The converse of all this is true as well. If a story is formally 'dateable', we have just done our best to assign a date to it even if we have to fall back to potentially wildly wrong methods like looking for any date in the content or just using the date of the story that linked to the story. That's why we have those dating methods as fallbacks in the current system. I would at least like to see how the 'use any date in the content' method impacts the accuracy of your improved dating module so that we can make an informed decision about it.

It is often the case that we want to mark a story as 'undateable' even if we are able to detect a date for it. It is always the case that we want to make any reasonable case we can for a given story if that story us considered to be 'dateable'.

-hal

On Thu, Oct 26, 2017 at 3:19 PM, Colin notifications@github.com wrote:

Just an update -- finished labelling the extra 300 articles, and was surprised to see super different accuracy results. All the scores are out of 100. Let me know if you want to tweak the metric at all, and how valuable it would be to improve the date guessing for these particular corpora.

In the meantime, I am adding the date guess method, and will update the branch.

[image: screen shot 2017-10-26 at 4 16 11 pm] https://user-images.githubusercontent.com/2295568/32075031-715e67ac-ba69-11e7-89f2-a934e7d9fd34.png

— You are receiving this because you modified the open/close state. Reply to this email directly, view it on GitHub https://github.com/berkmancenter/mediacloud/issues/198#issuecomment-339788843, or mute the thread https://github.com/notifications/unsubscribe-auth/ABvvT3vrrbazpT69VG3THnSqdSXVg_Upks5swOlngaJpZM4PsPn1 .

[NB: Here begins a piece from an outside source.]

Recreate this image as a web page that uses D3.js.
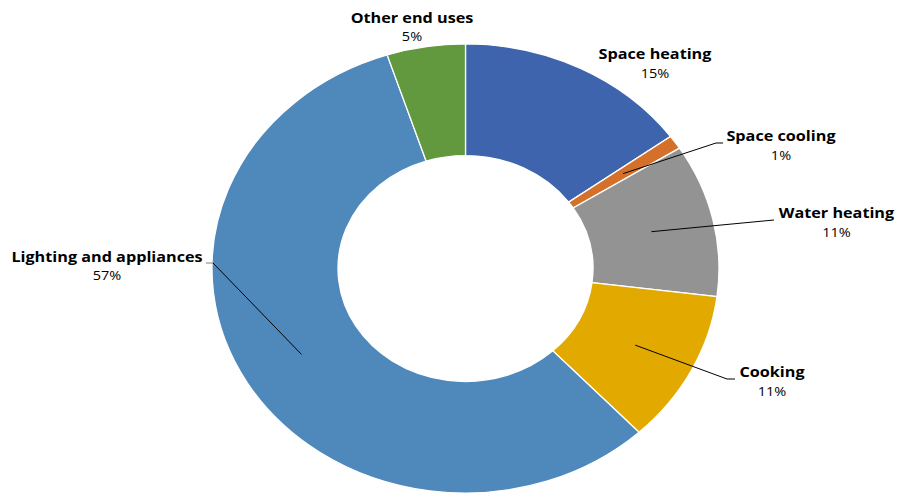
<!DOCTYPE html>
<html>
<head>
<meta charset="utf-8">
<script src="https://cdn.jsdelivr.net/npm/d3@7"></script>
<style>
  html, body { margin: 0; padding: 0; background: #ffffff; }
  svg { display: block; }
  .lbl-name { font-family: "Open Sans", Lato, sans-serif; font-weight: 700; font-size: 16.2px; fill: #000; }
  .lbl-pct { font-family: "Open Sans", Lato, sans-serif; font-weight: 400; font-size: 14.5px; fill: #000; }
</style>
</head>
<body>
<svg id="chart" width="899" height="495"></svg>
<script>
// Residential energy end uses (share of total, %)
const categories = ["Space heating", "Space cooling", "Water heating", "Cooking", "Lighting and appliances", "Other end uses"];
const shares = [15, 1, 11, 11, 57, 5];
const colors = ["#3D64AC", "#D4702A", "#939393", "#E2AA00", "#4F89BC", "#62993E"];

// Label placement: baseline anchor of the name text, and leader line bends
const labelLayout = [
  { x: 655, y: 59, leader: false },
  { x: 781, y: 141, leader: true, elbow: [716, 143], end: [723, 143] },
  { x: 836.5, y: 218, leader: true, elbow: [774, 220], end: [774, 220] },
  { x: 772, y: 377, leader: true, elbow: [727, 379], end: [735, 379] },
  { x: 107, y: 261.5, leader: true, elbow: [213, 263], end: [206, 263] },
  { x: 412, y: 22.5, leader: false }
];

const width = 899, height = 495;
const cx = 465.5, cy = 268.5;
const outerR = 253.5, innerR = 127.5;
// whole figure is drawn with a slight vertical compression
const squash = 0.886;

const svg = d3.select("#chart");

const pie = d3.pie().value(d => d).sort(null);
const arc = d3.arc().innerRadius(innerR).outerRadius(outerR);
const arcs = pie(shares);

const ring = svg.append("g")
  .attr("transform", `translate(${cx},${cy}) scale(1,${squash})`);

ring.selectAll("path")
  .data(arcs)
  .join("path")
  .attr("d", arc)
  .attr("fill", (d, i) => colors[i])
  .attr("stroke", "#ffffff")
  .attr("stroke-width", 1.3)
  .attr("vector-effect", "non-scaling-stroke");

// Leader lines from slice centroid to label
const toScreen = p => [cx + p[0], cy + p[1] * squash];

const leaders = svg.append("g");
arcs.forEach((d, i) => {
  const L = labelLayout[i];
  if (!L.leader) return;
  const c = toScreen(arc.centroid(d));
  leaders.append("path")
    .attr("d", d3.line()([c, L.elbow]))
    .attr("fill", "none")
    .attr("stroke", "#000")
    .attr("stroke-width", 1);
  if (L.end[0] !== L.elbow[0] || L.end[1] !== L.elbow[1]) {
    leaders.append("path")
      .attr("d", d3.line()([L.elbow, L.end]))
      .attr("fill", "none")
      .attr("stroke", i === 4 ? "#7f7f7f" : "#000")
      .attr("stroke-width", 1);
  }
});

// Category names and percentages
const labels = svg.append("g");
arcs.forEach((d, i) => {
  const L = labelLayout[i];
  labels.append("text")
    .attr("class", "lbl-name")
    .attr("transform", `translate(${L.x},${L.y}) scale(1,${squash})`)
    .attr("text-anchor", "middle")
    .text(categories[i]);
  labels.append("text")
    .attr("class", "lbl-pct")
    .attr("transform", `translate(${L.x},${L.y + 18.5}) scale(1,${squash})`)
    .attr("text-anchor", "middle")
    .text(shares[i] + "%");
});
</script>
</body>
</html>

-- Hal Roberts Fellow Berkman Klein Center for Internet & Society Harvard University

hroberts commented 6 years ago

I have added a 'hal' column to the 1542 dating spreadsheet you sent me with notes about stories that I think you have coded wrong. The key thing is that dateability is an ideal category that is determined by the nature of the content and not our ability to find or not a find a date.

ColCarroll commented 6 years ago

Ah, this is helpful, as is the "undateable" filter -- I'd lean towards thinking of it not as classifying undateable/not, but filtering sites that it should obviously not try to date.

ColCarroll commented 6 years ago

Just pushed an update that includes an "undateability" pass. I did not include a bunch of the tags from the current check, since a quick grep on the 4000 files I have locally shows lots of false negatives for, for example, "/archive/".

Also added logic to process twitter statuses, and that increased scores ~2-4 points in each topic.

ColCarroll commented 6 years ago

@hroberts any further comments on this? I think it is ready to merge and start wiring in.

hroberts commented 6 years ago

apologies for the wait. I have merged this pull request. good work!

next step is that we have to integrate this into the perl code base to operate with the working code.

pypt commented 6 years ago

next step is that we have to integrate this into the perl code base to operate with the working code.

You can create a new GitHub task and assign it to me. Colin is sure very much capable of figuring out the Perl-Python integration, but I went through this nasty trial and error process already.

hroberts commented 6 years ago

marking this done. #218 addresses integration.